WALLACE: What is interesting…it was interesting, Juan, that in his speech, Secretary Gates said, ‘you know, we do this thing where they create a crisis, and we pay for it.’ He said, ‘I don't want to keep buying the same horse over and over again.’ So, at least he seemed to be signalling we're not going to have six-party talks and pay off the North Koreans.
WILLIAMS: No, and I think it's time for that. And I think picking up on what Bill was saying suddenly you have Defense Secretary Gates in a meeting with the top Chinese defense leader yesterday, Saturday. saying, you know what the Chinese now view this as a threat. And of course, China is the biggest patron of North Korea, contributing oil as well as food to keep them afloat. And so, if you have China now willing to participate…not only China, but also then Japan, which is threatened, willing to take action and South Korea willing to intercept ships that might be bringing the material to the north, I think you have a whole different ball of wax. But the key here this is now a crisis that requires immediate action. And it saddens me to say that President Obama’s willingness to say, you know what, I come with open hand to deal with you, Kim Jung Il. You know, he has responded with anger, launching these long-range missiles, now these short term missiles. Doesn't seem to me that you can do anything but take aggressive action against them because he’s a threat to world security.
HUME: Which raises the question of whether to continue trying to pursue diplomacy with China as a partner will work. I’m convinced, a growing conventional wisdom in Washington is that didn't work, that it amounted, as some critics to call it, to outsourcing American diplomacy and we ought to deal with the North directly. And so the Bush administration tried both. And it all failed. However, it is inescapable fact that China has real leverage with North Korea. If China were to decide to step on all this and say knock it off, that would have a powerful effect. And then the question then arises, well, does the United States and its weakened economic condition-- with China buying our debt and so on-- have any real leverage with China? I think the answer to that may well be yes. China needs the United States as a trading partner as much as we need China, and maybe more so. We are the great market for Chinese products. China cannot afford to see the U.S. economy go down and they cannot afford any kind of breach in our trading relationship. I think we may have more leverage than we realize with China. And if we can exercise that, that might have a powerful effect…
WALLACE: Would you consider Brother Kristol’s idea of taking out a missile on the launch pad?
HUME: I would.
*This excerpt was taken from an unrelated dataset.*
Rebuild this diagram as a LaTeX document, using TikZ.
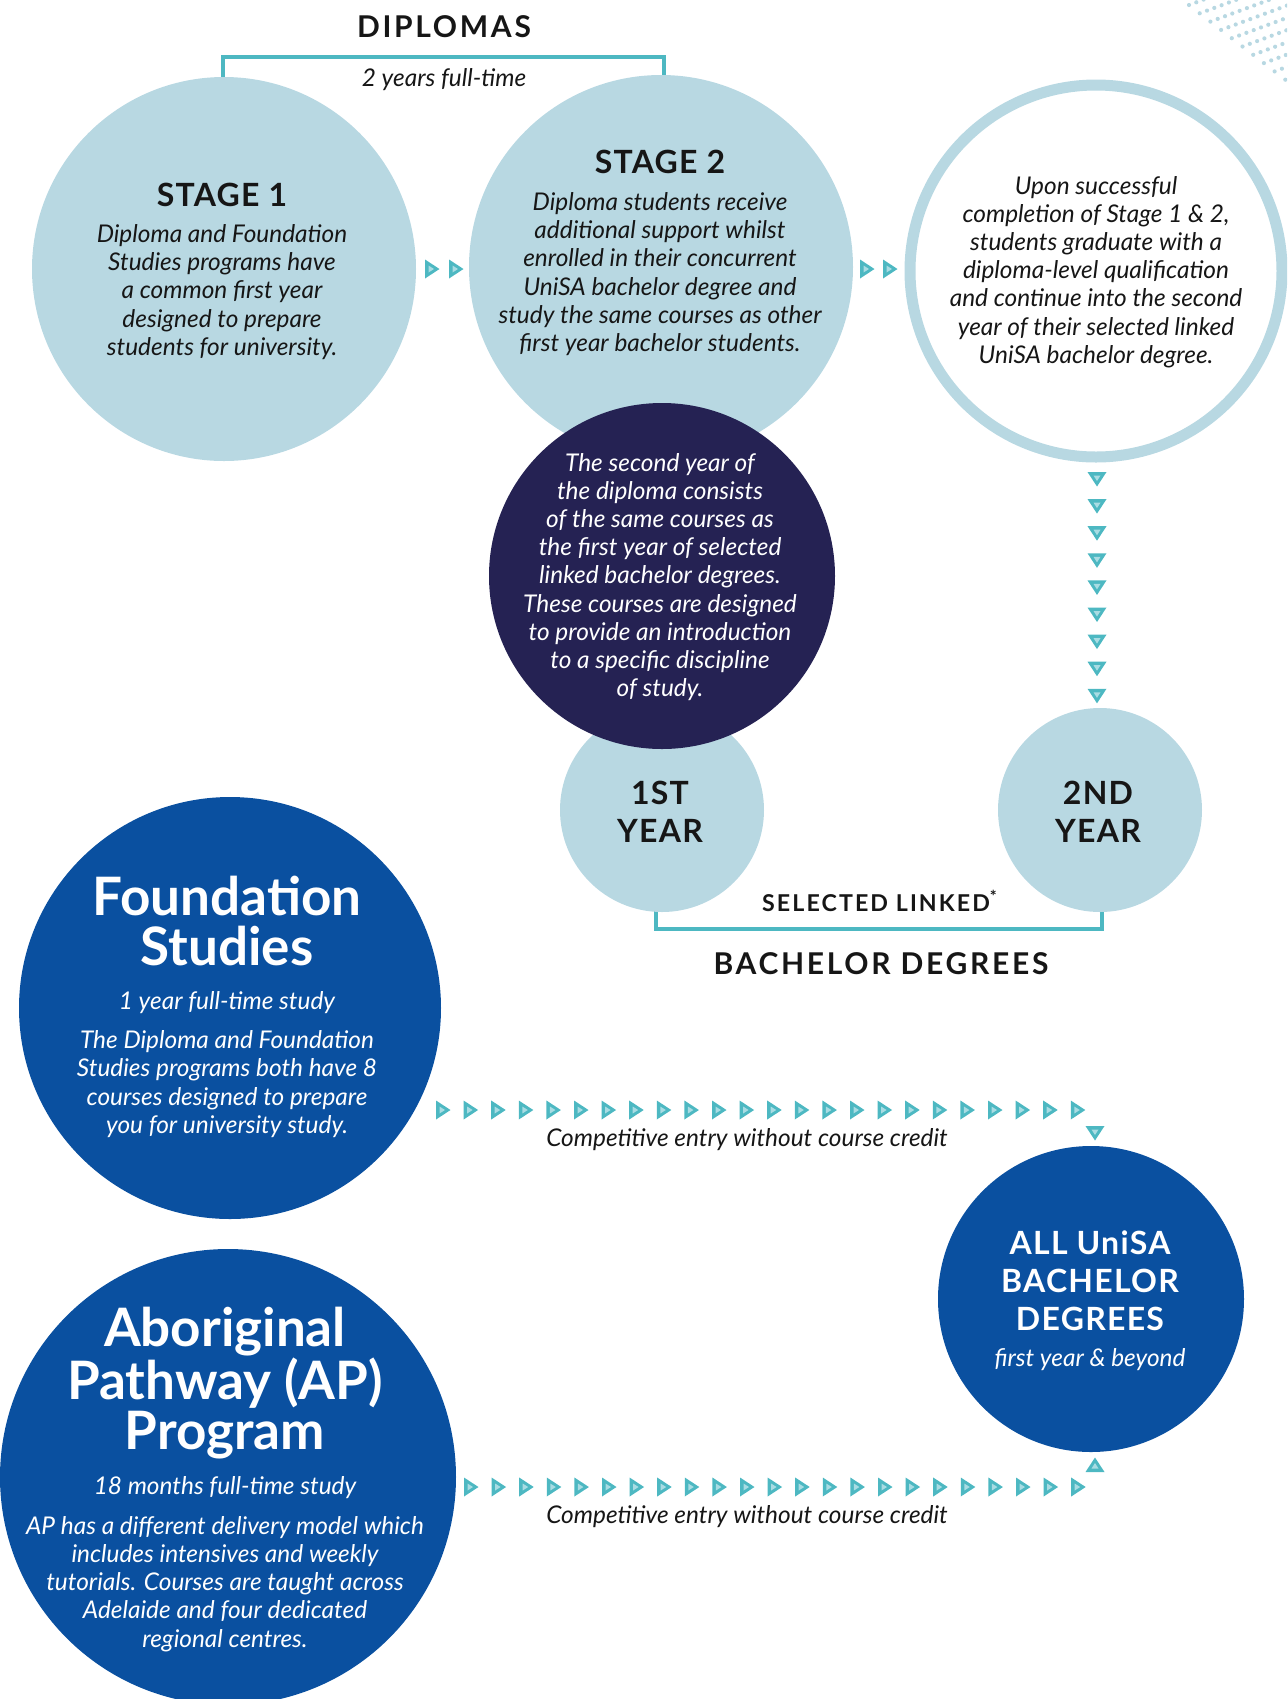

But I can't imagine this administration deciding to do anything like that any time soon. Which is why I'm talking about diplomatic options, because I can't imagine them going in any other direction right now.
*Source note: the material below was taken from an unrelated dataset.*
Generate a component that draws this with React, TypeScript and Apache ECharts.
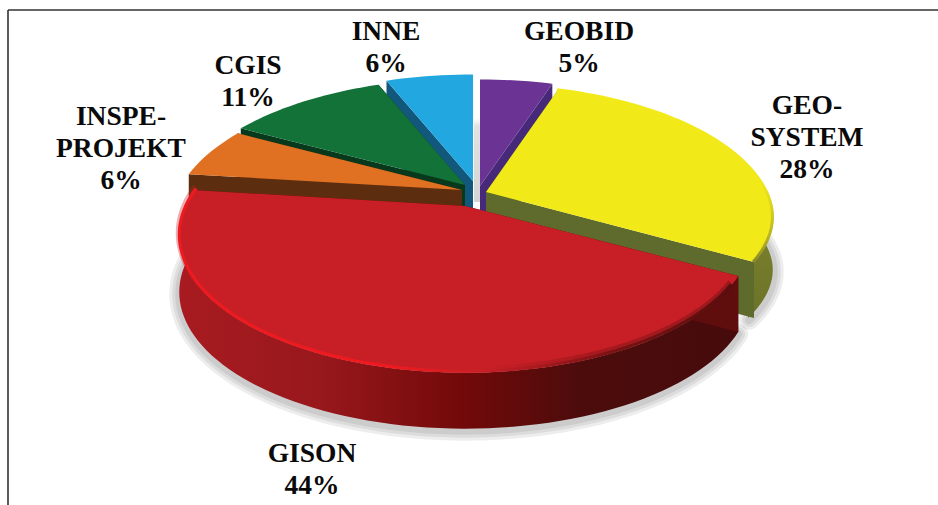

LIASSON: Look, they can't take out a missile, unless South Korea is on board, because South Korea is going to have to bear the brunt of the consequences and blow back from that. And that is what has been so difficult about this issue. China wants stability more than they want a non-nuclear North Korea. They don't want whole bunch of North Koreans flooding over the border if that state collapses. But I do think that Gates’ remarks this week were really significant because it did suggest that the late Bush administration and early Obama administration approach has now failed. And we're going to have to look at something else, whether it's missile defense, you know, more aggressive interventions of ships coming out of North Korea, and maybe this is going to end up having nuclear-armed neighbors in that region. I mean, that might be been we're headed: to a nuclear-armed South Korea and Japan. I don’t know…he didn't talk about that. But I’m saying if it's going to be a fait accompli that North Korea is going to be nuclear, they don't want anything from us, they want to be nuclear power. They’re not just holding out for some goodie that we haven't thought up yet to give to them, we're going to have to go in a different direction.
HUME: I was going to say that, in effect, North Korea—I mean, South Korea living under the American nuclear umbrella is …really is a nuclear power in that sense. It would be different matter, it seems to me though, if Japan were to decide to amend its constitution and take steps in that direction, because I think that would really—that would really put some pressure on the Chinese.
KRISTOL: I mean, the other country [garbled] mentioned is Iran. We have some huge priority in—correctly put a huge priority in trying to stop Iran from going to nuclear...going nuclear. If we look back-- if the Iranians look around and see that Pakistan went nuclear, no consequences. If North Korea is going nuclear, has gone nuclear, no real consequences, except a lot of talk of how it's not acceptable. Well, now we’re saying, ‘Gee, Iran is not acceptable too.’ North Korea is awfully important to Iran for a couple of reasons -- proliferation issues, they could actually help directly or indirectly the Iranian program, bu more importantly, the example. I do think the Obama administration to the degree that they really do not want four years from now looking at a world where Iran is nuclear and Egypt and Saudi Arabia is going nuclear and the entire non-proliferation regime has collapsed. They need to be, from their own point of view, actually dealing with Iran, much tougher on North Korea, I think, than our previous policies have been.
WILLIAMS: One quick statement here. I do think that the Obama administration has the spine to act – they may not add more troops, but they are willing to act against North Korea.